> Given instruction:
Omit all images. Write out the rest of the material exactly.
* * *
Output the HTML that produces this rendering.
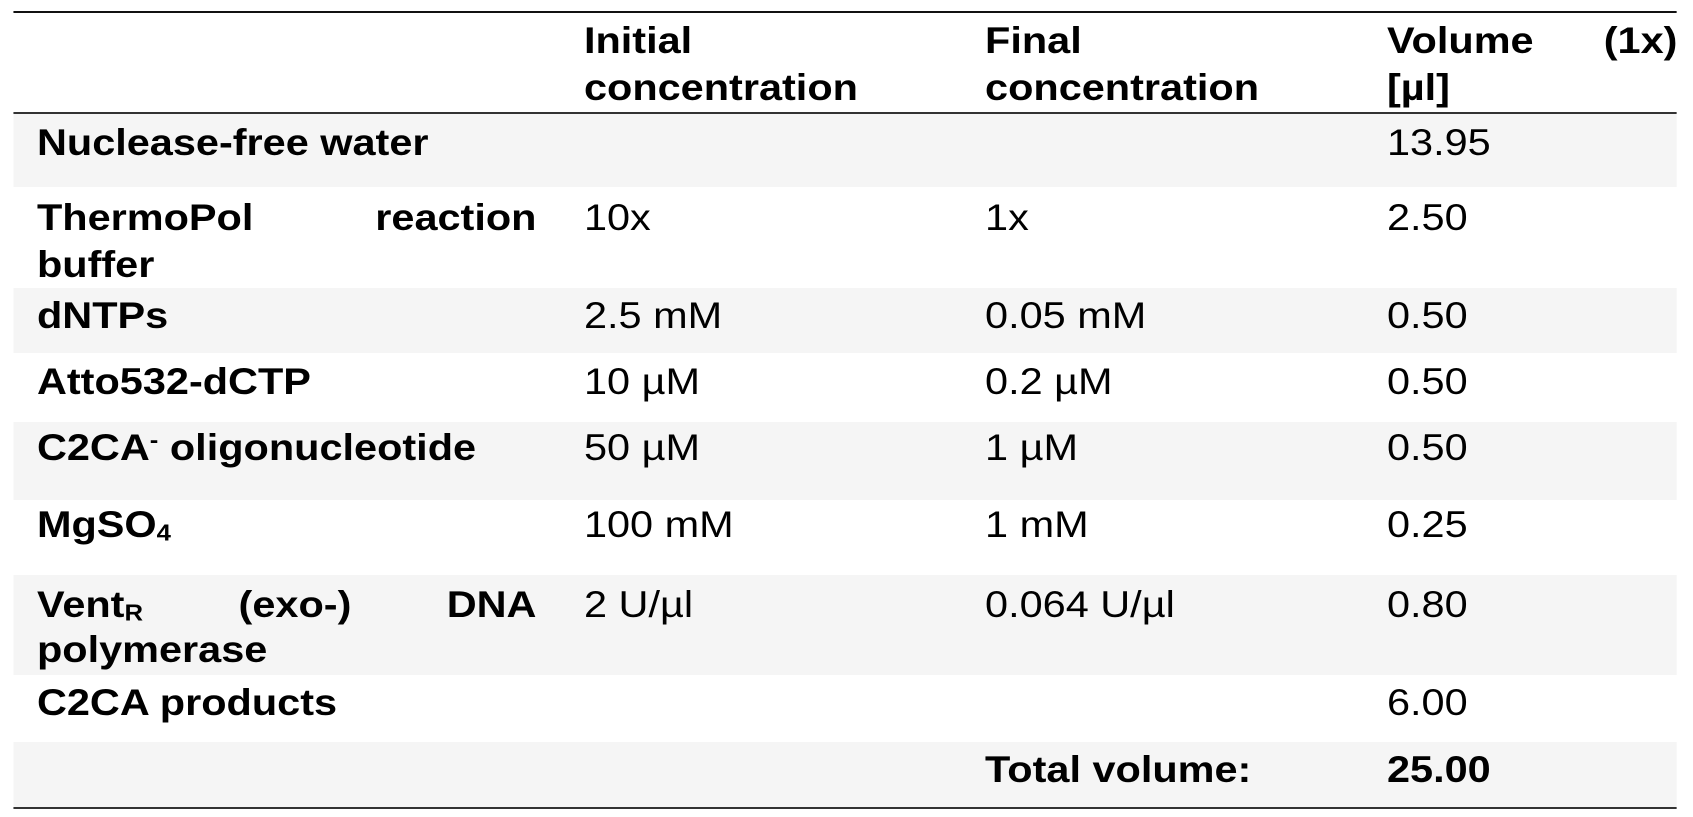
<!DOCTYPE html>
<html>
<head>
<meta charset="utf-8">
<style>
  html,body{margin:0;padding:0;background:#fff;}
  body{width:1693px;height:817px;overflow:hidden;position:relative;}
  #wrap{position:absolute;left:0;top:0;width:1512px;height:817px;transform:scale(1.12,1);transform-origin:0 0;
    font-family:"Liberation Sans",Arial,sans-serif;font-size:37px;color:#000;}
  .t{position:absolute;white-space:nowrap;line-height:normal;}
  .b{font-weight:bold;}
  .shade{position:absolute;left:11.6px;width:1485.7px;background:#f5f5f5;}
  .rule{position:absolute;left:11.6px;width:1485.7px;}
  sub{font-size:0.62em;vertical-align:-0.15em;line-height:0;}
  sup{font-size:0.62em;vertical-align:0.55em;line-height:0;}
</style>
</head>
<body>
<div id="wrap">
  <!-- row shading -->
  <div class="shade" style="top:114px;height:73px;"></div>
  <div class="shade" style="top:288px;height:65px;"></div>
  <div class="shade" style="top:422px;height:78px;"></div>
  <div class="shade" style="top:575px;height:100px;"></div>
  <div class="shade" style="top:742px;height:65px;"></div>

  <!-- rules -->
  <div class="rule" style="top:11px;height:2px;background:#111;"></div>
  <div class="rule" style="top:112px;height:2px;background:#333;"></div>
  <div class="rule" style="top:807px;height:2px;background:#333;"></div>

  <!-- header -->
  <div class="t b" style="left:521.4px;top:19.5px;">Initial</div>
  <div class="t b" style="left:521.4px;top:66.5px;">concentration</div>
  <div class="t b" style="left:879.5px;top:19.5px;">Final</div>
  <div class="t b" style="left:879.5px;top:66.5px;">concentration</div>
  <div class="t b" style="left:1238.4px;top:19.5px;">Volume</div>
  <div class="t b" style="right:14.3px;top:19.5px;">(1x)</div>
  <div class="t b" style="left:1238.4px;top:66.5px;">[µl]</div>

  <!-- row: water -->
  <div class="t b" style="left:33px;top:122px;">Nuclease-free water</div>
  <div class="t" style="left:1238.4px;top:122px;">13.95</div>

  <!-- row: thermopol -->
  <div class="t b" style="left:33px;top:196.5px;">ThermoPol</div>
  <div class="t b" style="right:1033px;top:196.5px;">reaction</div>
  <div class="t b" style="left:33px;top:243.5px;">buffer</div>
  <div class="t" style="left:521.4px;top:196.5px;">10x</div>
  <div class="t" style="left:879.5px;top:196.5px;">1x</div>
  <div class="t" style="left:1238.4px;top:196.5px;">2.50</div>

  <!-- row: dNTPs -->
  <div class="t b" style="left:33px;top:294.5px;">dNTPs</div>
  <div class="t" style="left:521.4px;top:294.5px;">2.5 mM</div>
  <div class="t" style="left:879.5px;top:294.5px;">0.05 mM</div>
  <div class="t" style="left:1238.4px;top:294.5px;">0.50</div>

  <!-- row: Atto -->
  <div class="t b" style="left:33px;top:361px;">Atto532-dCTP</div>
  <div class="t" style="left:521.4px;top:361px;">10 µM</div>
  <div class="t" style="left:879.5px;top:361px;">0.2 µM</div>
  <div class="t" style="left:1238.4px;top:361px;">0.50</div>

  <!-- row: C2CA- oligo -->
  <div class="t b" style="left:33px;top:427px;">C2CA<sup>-</sup> oligonucleotide</div>
  <div class="t" style="left:521.4px;top:427px;">50 µM</div>
  <div class="t" style="left:879.5px;top:427px;">1 µM</div>
  <div class="t" style="left:1238.4px;top:427px;">0.50</div>

  <!-- row: MgSO4 -->
  <div class="t b" style="left:33px;top:504px;">MgSO<sub>4</sub></div>
  <div class="t" style="left:521.4px;top:504px;">100 mM</div>
  <div class="t" style="left:879.5px;top:504px;">1 mM</div>
  <div class="t" style="left:1238.4px;top:504px;">0.25</div>

  <!-- row: Vent -->
  <div class="t b" style="left:33px;top:583.5px;">Vent<sub>R</sub></div>
  <div class="t b" style="left:213px;top:583.5px;">(exo-)</div>
  <div class="t b" style="right:1033px;top:583.5px;">DNA</div>
  <div class="t b" style="left:33px;top:628.5px;">polymerase</div>
  <div class="t" style="left:521.4px;top:583.5px;">2 U/µl</div>
  <div class="t" style="left:879.5px;top:583.5px;">0.064 U/µl</div>
  <div class="t" style="left:1238.4px;top:583.5px;">0.80</div>

  <!-- row: C2CA products -->
  <div class="t b" style="left:33px;top:681.5px;">C2CA products</div>
  <div class="t" style="left:1238.4px;top:681.5px;">6.00</div>

  <!-- total -->
  <div class="t b" style="left:879.5px;top:748.5px;">Total volume:</div>
  <div class="t b" style="left:1238.4px;top:748.5px;">25.00</div>
</div>
</body>
</html>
* * *
> Worked solution:
Output the HTML that produces this rendering.
<!DOCTYPE html>
<html>
<head>
<meta charset="utf-8">
<style>
  html,body{margin:0;padding:0;background:#fff;}
  body{width:1693px;height:817px;overflow:hidden;position:relative;}
  #wrap{position:absolute;left:0;top:0;width:1512px;height:817px;transform:scale(1.12,1);transform-origin:0 0;
    font-family:"Liberation Sans",Arial,sans-serif;font-size:37px;color:#000;}
  .t{position:absolute;white-space:nowrap;line-height:normal;}
  .b{font-weight:bold;}
  .shade{position:absolute;left:11.6px;width:1485.7px;background:#f5f5f5;}
  .rule{position:absolute;left:11.6px;width:1485.7px;}
  sub{font-size:0.62em;vertical-align:-0.15em;line-height:0;}
  sup{font-size:0.62em;vertical-align:0.55em;line-height:0;}
</style>
</head>
<body>
<div id="wrap">
  <!-- row shading -->
  <div class="shade" style="top:114px;height:73px;"></div>
  <div class="shade" style="top:288px;height:65px;"></div>
  <div class="shade" style="top:422px;height:78px;"></div>
  <div class="shade" style="top:575px;height:100px;"></div>
  <div class="shade" style="top:742px;height:65px;"></div>

  <!-- rules -->
  <div class="rule" style="top:11px;height:2px;background:#111;"></div>
  <div class="rule" style="top:112px;height:2px;background:#333;"></div>
  <div class="rule" style="top:807px;height:2px;background:#333;"></div>

  <!-- header -->
  <div class="t b" style="left:521.4px;top:19.5px;">Initial</div>
  <div class="t b" style="left:521.4px;top:66.5px;">concentration</div>
  <div class="t b" style="left:879.5px;top:19.5px;">Final</div>
  <div class="t b" style="left:879.5px;top:66.5px;">concentration</div>
  <div class="t b" style="left:1238.4px;top:19.5px;">Volume</div>
  <div class="t b" style="right:14.3px;top:19.5px;">(1x)</div>
  <div class="t b" style="left:1238.4px;top:66.5px;">[µl]</div>

  <!-- row: water -->
  <div class="t b" style="left:33px;top:122px;">Nuclease-free water</div>
  <div class="t" style="left:1238.4px;top:122px;">13.95</div>

  <!-- row: thermopol -->
  <div class="t b" style="left:33px;top:196.5px;">ThermoPol</div>
  <div class="t b" style="right:1033px;top:196.5px;">reaction</div>
  <div class="t b" style="left:33px;top:243.5px;">buffer</div>
  <div class="t" style="left:521.4px;top:196.5px;">10x</div>
  <div class="t" style="left:879.5px;top:196.5px;">1x</div>
  <div class="t" style="left:1238.4px;top:196.5px;">2.50</div>

  <!-- row: dNTPs -->
  <div class="t b" style="left:33px;top:294.5px;">dNTPs</div>
  <div class="t" style="left:521.4px;top:294.5px;">2.5 mM</div>
  <div class="t" style="left:879.5px;top:294.5px;">0.05 mM</div>
  <div class="t" style="left:1238.4px;top:294.5px;">0.50</div>

  <!-- row: Atto -->
  <div class="t b" style="left:33px;top:361px;">Atto532-dCTP</div>
  <div class="t" style="left:521.4px;top:361px;">10 µM</div>
  <div class="t" style="left:879.5px;top:361px;">0.2 µM</div>
  <div class="t" style="left:1238.4px;top:361px;">0.50</div>

  <!-- row: C2CA- oligo -->
  <div class="t b" style="left:33px;top:427px;">C2CA<sup>-</sup> oligonucleotide</div>
  <div class="t" style="left:521.4px;top:427px;">50 µM</div>
  <div class="t" style="left:879.5px;top:427px;">1 µM</div>
  <div class="t" style="left:1238.4px;top:427px;">0.50</div>

  <!-- row: MgSO4 -->
  <div class="t b" style="left:33px;top:504px;">MgSO<sub>4</sub></div>
  <div class="t" style="left:521.4px;top:504px;">100 mM</div>
  <div class="t" style="left:879.5px;top:504px;">1 mM</div>
  <div class="t" style="left:1238.4px;top:504px;">0.25</div>

  <!-- row: Vent -->
  <div class="t b" style="left:33px;top:583.5px;">Vent<sub>R</sub></div>
  <div class="t b" style="left:213px;top:583.5px;">(exo-)</div>
  <div class="t b" style="right:1033px;top:583.5px;">DNA</div>
  <div class="t b" style="left:33px;top:628.5px;">polymerase</div>
  <div class="t" style="left:521.4px;top:583.5px;">2 U/µl</div>
  <div class="t" style="left:879.5px;top:583.5px;">0.064 U/µl</div>
  <div class="t" style="left:1238.4px;top:583.5px;">0.80</div>

  <!-- row: C2CA products -->
  <div class="t b" style="left:33px;top:681.5px;">C2CA products</div>
  <div class="t" style="left:1238.4px;top:681.5px;">6.00</div>

  <!-- total -->
  <div class="t b" style="left:879.5px;top:748.5px;">Total volume:</div>
  <div class="t b" style="left:1238.4px;top:748.5px;">25.00</div>
</div>
</body>
</html>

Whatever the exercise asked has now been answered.